Intervento di Concetta Tomasetti nel 37° anniversario del terremoto: «Dobbiamo imparare a considerare i grandi rischi come un evento inevitabile e prepararci ad affrontarlo»
Oggi, giovedì 23 novembre 2017, ricorre il 37° anniversario del terremoto dell’Irpinia. Una data che è rimasta impressa nelle menti di chi ha vissuto quella tragica giornata e che ha segnato fortemente il nostro territorio. Quasi tremila morti, trecentomila senza tetto, una ricostruzione disastrosa. L’entità drammatica del sisma non venne valutata subito; i primi telegiornali parlarono di una «scossa di terremoto in Campania» dato che l’interruzione totale delle telecomunicazioni aveva impedito di lanciare l’allarme. Infatti il sisma del 1980 fu causato da tre terremoti di magnitudo compresa fra 6.4 e 6.6 gradi, per un totale pari a 6.9, verificati nell’arco di 40 secondi nella stessa zona. Soltanto a notte inoltrata si cominciò a evidenziarne la più vasta entità. Da una prospezione effettuata nella mattinata del 24 novembre tramite un elicottero vennero rilevate le reali dimensioni del disastro.
Uno dopo l’altro si aggiungevano i nomi dei comuni colpiti; interi nuclei urbani risultavano cancellati, decine e decine di altri erano stati duramente danneggiati. Gli effetti, tuttavia, si estesero ad una zona molto più vasta interessando praticamente tutta l’area centro meridionale della penisola: otto aree interessate globalmente dal sisma (Avellino, Benevento, Caserta, Matera, Napoli, Potenza, Salerno e Foggia.
Una ferita che non si è mai rimarginata lungo anni dolorosi e difficili, nei quali le popolazioni hanno vissuto il dramma di una ricostruzione lenta e tortuosa, che ha stravolto il volto di interi paesi, modificandone irreversibilmente il patrimonio civile e culturale, con la scomparsa di monumenti, edifici civici, chiese e piazze, ovvero i luoghi dell’identità e della memoria.
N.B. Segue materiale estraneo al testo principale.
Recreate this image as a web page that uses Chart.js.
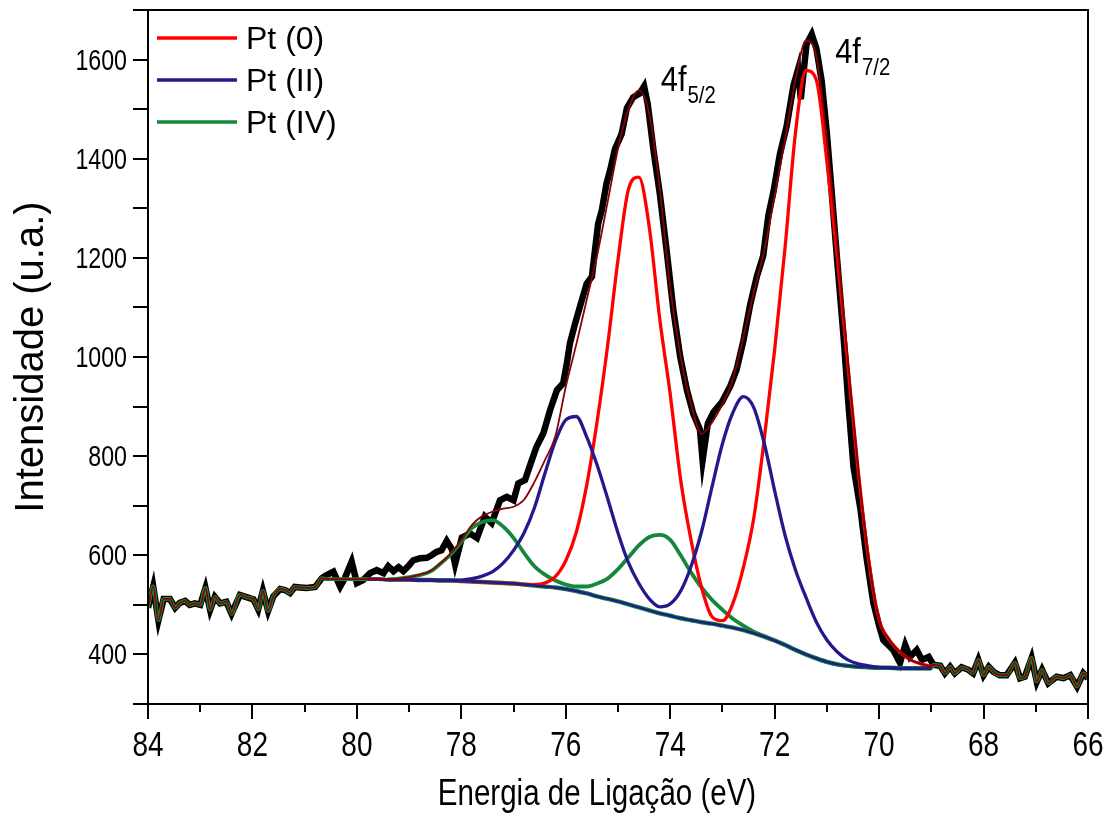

Sciattezza e incapacità soprattutto nel governare la successiva e delicata fase per il ritorno alla normalità: le lungaggini della cosiddetta “ricostruzione”, le troppe zone d’ombra nell’azione della macchina pubblica, il confine tra la legalità e l’illegalità sempre più sottile e quasi impercettibile hanno ammazzato, pur essendo ancora in vita, l’esistenza di tutte quelle persone che non erano finite sepolte dalle macerie.
Donne, uomini e bambini costretti a sopravvivere per decenni in abitazioni provvisorie divenute permanenti. Per molti di loro veri e propri containers della vergogna che inesorabilmente si sono trasformati nell’unico tetto possibile. Per troppo tempo.
Ad ogni anniversario ci accorgiamo che la cultura della prevenzione è l’obiettivo primario da perseguire sempre. Dobbiamo imparare a considerare il rischio, i grandi rischi, come un elemento inevitabile delle nostre città, a sentirci coinvolti come cittadini nella gestione del rischio, a partecipare alla costruzione dei piani, ed a chiedere ai nostri sindaci come intendono prepararci ad un possibile evento. Dobbiamo tornare, anche in questo campo, a vivere come parte di un ecosistema naturale più vasto e più imprevedibile di quello che abbiamo supposto negli ultimi cinquant’anni.